Task details. Look at the data below and print exactly the lines from its first line through the line with "plt.rcParams['font.family'] = ['Liberation"; the pictures stay out of the copy.

(Records with drawing code)
--- Start ---
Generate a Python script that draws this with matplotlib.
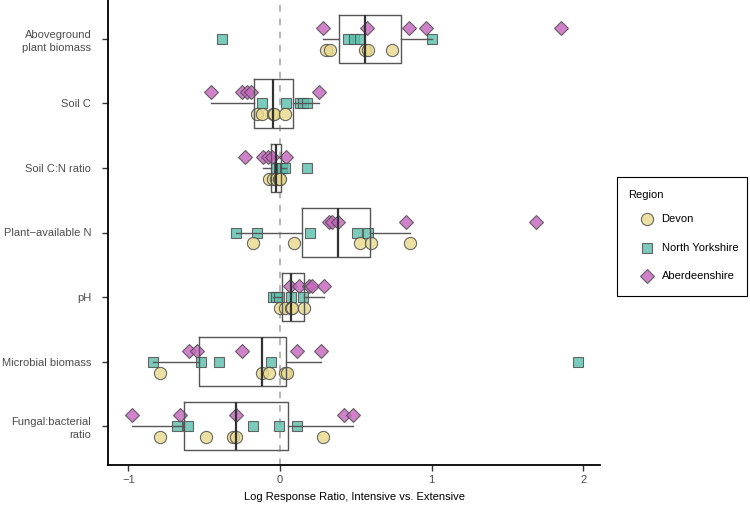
import matplotlib
matplotlib.use("Agg")
import matplotlib.pyplot as plt
import numpy as np
from matplotlib.lines import Line2D
from matplotlib.patches import Rectangle

plt.rcParams['font.family'] = ['Liberation Sans', 'DejaVu Sans']

categories = ["Aboveground\nplant biomass", "Soil C", "Soil C:N ratio",
              "Plant\u2212available N", "pH", "Microbial biomass",
              "Fungal:bacterial\nratio"]
regions = ["Devon", "North Yorkshire", "Aberdeenshire"]

devon = [
    [0.30, 0.33, 0.56, 0.58, 0.74],
    [-0.15, -0.12, -0.05, -0.04, 0.03],
    [-0.07, -0.05, -0.03, -0.01, 0.0],
    [-0.18, 0.09, 0.53, 0.60, 0.86],
    [0.0, 0.03, 0.075, 0.08, 0.16],
    [-0.79, -0.12, -0.07, 0.03, 0.045],
    [-0.79, -0.49, -0.31, -0.29, 0.28],
]
north_yorkshire = [
    [-0.385, 0.45, 0.49, 0.53, 1.0],
    [-0.12, 0.04, 0.13, 0.15, 0.18],
    [-0.03, -0.01, 0.01, 0.03, 0.18],
    [-0.29, -0.15, 0.20, 0.51, 0.58],
    [-0.05, -0.03, -0.01, 0.07, 0.15],
    [-0.84, -0.52, -0.40, -0.06, 1.965],
    [-0.68, -0.605, -0.18, -0.004, 0.11],
]
aberdeenshire = [
    [0.28, 0.57, 0.85, 0.96, 1.85],
    [-0.457, -0.25, -0.22, -0.19, 0.257],
    [-0.23, -0.11, -0.08, -0.055, 0.04],
    [0.32, 0.34, 0.38, 0.83, 1.69],
    [0.066, 0.125, 0.19, 0.21, 0.29],
    [-0.60, -0.55, -0.25, 0.11, 0.27],
    [-0.98, -0.66, -0.29, 0.42, 0.48],
]

colors = {"Devon": "#E8D98E", "North Yorkshire": "#5EC0AD", "Aberdeenshire": "#C566BE"}
markers = {"Devon": "o", "North Yorkshire": "s", "Aberdeenshire": "D"}
msizes = {"Devon": 8.8, "North Yorkshire": 7.9, "Aberdeenshire": 7.6}
offsets = {"Devon": 0.17, "North Yorkshire": 0.0, "Aberdeenshire": -0.17}
series = {"Devon": devon, "North Yorkshire": north_yorkshire, "Aberdeenshire": aberdeenshire}

W, H = 750, 507
fig = plt.figure(figsize=(W / 100, H / 100), dpi=100)
ax = fig.add_axes([108 / W, 42 / H, 492 / W, 465 / H])

ypos = np.arange(len(categories))
ax.axvline(0, color="#AAAAAA", linestyle=(0, (4, 4)), linewidth=1.2, zorder=1)

for reg in ["Aberdeenshire", "North Yorkshire", "Devon"]:
    for i, vals in enumerate(series[reg]):
        ax.plot(vals, [i + offsets[reg]] * len(vals), linestyle="none",
                marker=markers[reg], markersize=msizes[reg],
                markerfacecolor=colors[reg], markeredgecolor="#4A4A4A",
                markeredgewidth=0.8, alpha=0.82, zorder=3)

alldata = [devon[i] + north_yorkshire[i] + aberdeenshire[i] for i in range(len(categories))]
ax.boxplot(alldata, positions=ypos, vert=False, widths=0.75, whis=1.5,
           showfliers=False, patch_artist=False, manage_ticks=False,
           boxprops=dict(color="#555555", linewidth=1.0),
           whiskerprops=dict(color="#555555", linewidth=1.0),
           capprops=dict(linewidth=0),
           medianprops=dict(color="#333333", linewidth=1.6),
           zorder=4)

ax.set_ylim(6.6, -0.6)
ax.set_xlim(-1.135, 2.11)
ax.set_yticks(ypos)
ax.set_yticklabels(categories, fontsize=8, color="#4D4D4D", linespacing=1.4)
ax.set_xticks([-1, 0, 1, 2])
ax.set_xticklabels(["\u22121", "0", "1", "2"], fontsize=8, color="#4D4D4D")
ax.set_xlabel("Log Response Ratio, Intensive vs. Extensive", fontsize=8, color="black", labelpad=5)
for s in ["top", "right"]:
    ax.spines[s].set_visible(False)
for s in ["left", "bottom"]:
    ax.spines[s].set_linewidth(1.3)
    ax.spines[s].set_color("black")
ax.tick_params(axis="both", length=4, width=1.0, color="#333333")
ax.tick_params(axis="y", pad=8)

# manual legend (figure pixel layout)
def fx(px):
    return px / W

def fy(py):
    return 1 - py / H

fig.add_artist(Rectangle((fx(617), fy(296)), fx(747) - fx(617), fy(177) - fy(296),
                         transform=fig.transFigure, facecolor="white",
                         edgecolor="black", linewidth=0.8))
fig.text(fx(628), fy(195), "Region", fontsize=8, ha="left", va="center")
for k, reg in enumerate(regions):
    yy = [219.3, 247.7, 276.0][k]
    fig.add_artist(Line2D([fx(647)], [fy(yy)], transform=fig.transFigure,
                          linestyle="none", marker=markers[reg], markersize=msizes[reg],
                          markerfacecolor=colors[reg], markeredgecolor="#4A4A4A",
                          markeredgewidth=0.8, alpha=0.82))
    fig.text(fx(661.5), fy(yy), reg, fontsize=8, ha="left", va="center")

fig.savefig("out.png", dpi=100)
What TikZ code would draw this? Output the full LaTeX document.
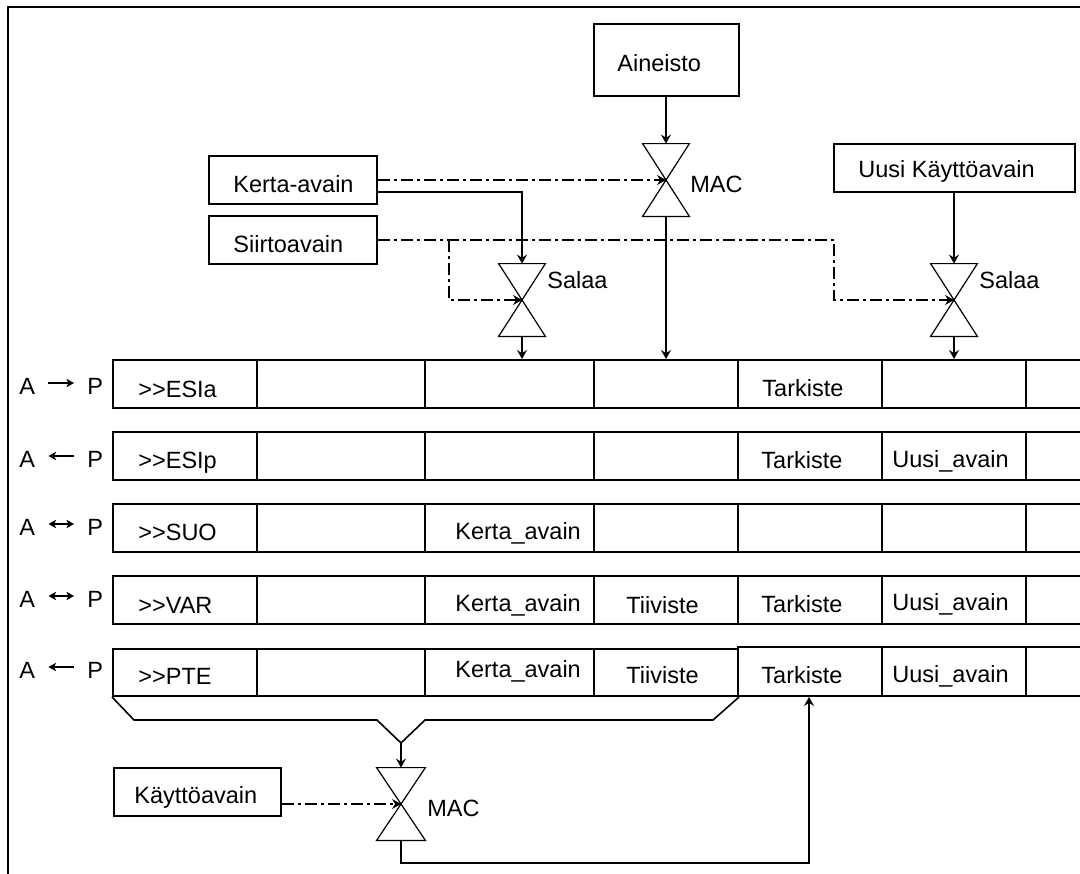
\documentclass[tikz,border=0pt]{standalone}
\usepackage{fontspec}
\setmainfont{Liberation Sans}
\usetikzlibrary{arrows.meta,calc,fit}
\begin{document}
\begin{tikzpicture}[x=0.5pt,y=-0.5pt,
  font=\fontsize{11.75}{14}\selectfont,
  box/.style={draw,line width=1pt,rectangle,inner sep=0pt},
  cell/.style={draw,line width=1pt,rectangle,inner sep=0pt},
  txt/.style={anchor=base west,inner sep=0pt},
  valve/.style={minimum width=23pt,minimum height=36pt,inner sep=0pt},
  conn/.style={line width=0.85pt,-{Stealth[length=4.5pt,width=5pt,inset=1.6pt]}},
  dd/.style={conn,dash pattern=on 6pt off 2pt on 1.5pt off 2pt},
  sarr/.style={line width=0.65pt,>={Stealth[length=3.8pt,width=4.2pt,inset=1pt]}},
  hg/.style={line width=0.6pt},
  brk/.style={line width=0.8pt},
]
\useasboundingbox (0,0) rectangle (1080,873);
\clip (0,0) rectangle (1080,873);

% frame
\draw[line width=1.1pt] (8,890) -- (8,7) -- (1090,7);

% boxes
\node[box,minimum width=72.5pt,minimum height=36pt] (ain) at (666,60) {};
\node[txt] (ainT) at (617,71) {Aineisto};
\node[box,minimum width=84pt,minimum height=24pt] (ker) at (293,180) {};
\node[txt] (kerT) at (233,192) {Kerta-avain};
\node[box,minimum width=84pt,minimum height=24pt] (sii) at (293,240) {};
\node[txt] (siiT) at (233,252) {Siirtoavain};
\node[box,minimum width=120.5pt,minimum height=24pt] (uus) at (954,168) {};
\node[txt] (uusT) at (858,177) {Uusi Käyttöavain};
\node[box,minimum width=83.5pt,minimum height=24pt] (kay) at (197.5,792) {};
\node[txt] (kayT) at (134,803) {Käyttöavain};

% valves
\node[valve] (mac1) at (666,180) {};
\node[valve] (sal1) at (522,300) {};
\node[valve] (sal2) at (954,300) {};
\node[valve,minimum width=24pt] (mac2) at (401,804) {};
\foreach \v in {mac1,sal1,sal2,mac2}
  \draw[hg] (\v.north west) -- (\v.north east) -- (\v.south west) -- (\v.south east) -- cycle;
\node[txt] (mac1T) at (690,192) {MAC};
\node[txt] (sal1T) at (547,288) {Salaa};
\node[txt] (sal2T) at (979,288) {Salaa};
\node[txt] (mac2T) at (427,816) {MAC};

% rows of cells
\foreach \r/\t in {1/360,2/432,3/504,4/576} {
  \foreach \c/\xl/\xr in {1/113/257,2/257/425,3/425/594,4/594/738,5/738/882,6/882/1026,7/1026/1120} {
    \node[cell,fit={(\xl,\t) (\xr,\t+48)}] (r\r c\c) {};
  }
}
\foreach \c/\xl/\xr in {1/113/257,2/257/425,3/425/594,4/594/738} {
  \node[cell,fit={(\xl,649) (\xr,696)}] (r5c\c) {};
}
\foreach \c/\xl/\xr in {5/738/882,6/882/1026,7/1026/1120} {
  \node[cell,fit={(\xl,647) (\xr,696)}] (r5c\c) {};
}

% cell texts
\node[txt] (t11) at (138,397) {\mbox{>}\mbox{>}ESIa};
\node[txt] (t15) at (762,396) {Tarkiste};
\node[txt] (t21) at (138,468) {\mbox{>}\mbox{>}ESIp};
\node[txt] (t25) at (761,468) {Tarkiste};
\node[txt] (t26) at (892,467) {Uusi\_avain};
\node[txt] (t31) at (138,540) {\mbox{>}\mbox{>}SUO};
\node[txt] (t33) at (455,539) {Kerta\_avain};
\node[txt] (t41) at (138,613) {\mbox{>}\mbox{>}VAR};
\node[txt] (t43) at (455,611) {Kerta\_avain};
\node[txt] (t44) at (626,613) {Tiiviste};
\node[txt] (t45) at (761,612) {Tarkiste};
\node[txt] (t46) at (892,610) {Uusi\_avain};
\node[txt] (t51) at (138,684) {\mbox{>}\mbox{>}PTE};
\node[txt] (t53) at (455,677) {Kerta\_avain};
\node[txt] (t54) at (626,683) {Tiiviste};
\node[txt] (t55) at (761,683) {Tarkiste};
\node[txt] (t56) at (892,682) {Uusi\_avain};

% A / P labels
\foreach \r/\b/\tip in {1/394/->,2/467/<-,3/535/<->,4/607/<->,5/678/<-} {
  \node[txt] (A\r) at (19,\b) {A};
  \node[txt] (P\r) at (87,\b) {P};
  \draw[sarr,\tip] ($(A\r.base east)+(13,-11)$) -- ($(P\r.base west)+(-13,-11)$);
}

% connectors top
\draw[conn] (ain.south) -- (mac1.north);
\draw[dd] (ker.east) -- (mac1.center);
\draw[conn] ([yshift=-6pt]ker.east) -| (sal1.north);
\coordinate (sb) at (449,240);
\coordinate (st) at (834,240);
\draw[dd] (sii.east) -- (st) |- (sal2.center);
\draw[dd] (sb) |- (sal1.center);
\draw[conn] (sal2.north |- uus.south) -- (sal2.north);
\draw[conn] (mac1.south) -- (mac1.south |- r1c4.north);
\draw[conn] (sal1.south) -- (sal1.south |- r1c3.north);
\draw[conn] (sal2.south) -- (sal2.south |- r1c6.north);

% bottom
\coordinate (apex) at (401,743);
\draw[brk] (r5c1.south west) -- (134,720) -- (377,720) -- (apex) -- (425,720) -- (713,720) -- (r5c4.south east);
\draw[conn] (apex) -- (mac2.north);
\draw[dd] (kay.east |- mac2.center) -- (mac2.center);
\coordinate (ret) at (809,863);
\draw[conn] (mac2.south) |- (ret) -- (ret |- r5c5.south);
\end{tikzpicture}
\end{document}
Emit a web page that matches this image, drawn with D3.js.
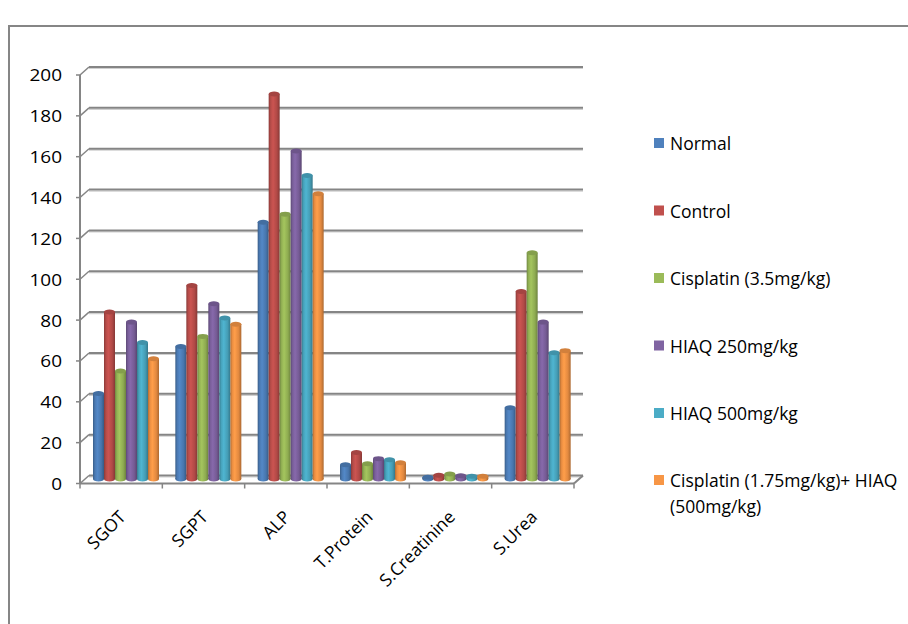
--- End ---
Expected answer.
Generate a Python script that draws this with matplotlib.
import matplotlib
matplotlib.use("Agg")
import matplotlib.pyplot as plt
import numpy as np
from matplotlib.lines import Line2D
from matplotlib.patches import Rectangle

plt.rcParams['font.family'] = ['Liberation Sans', 'DejaVu Sans']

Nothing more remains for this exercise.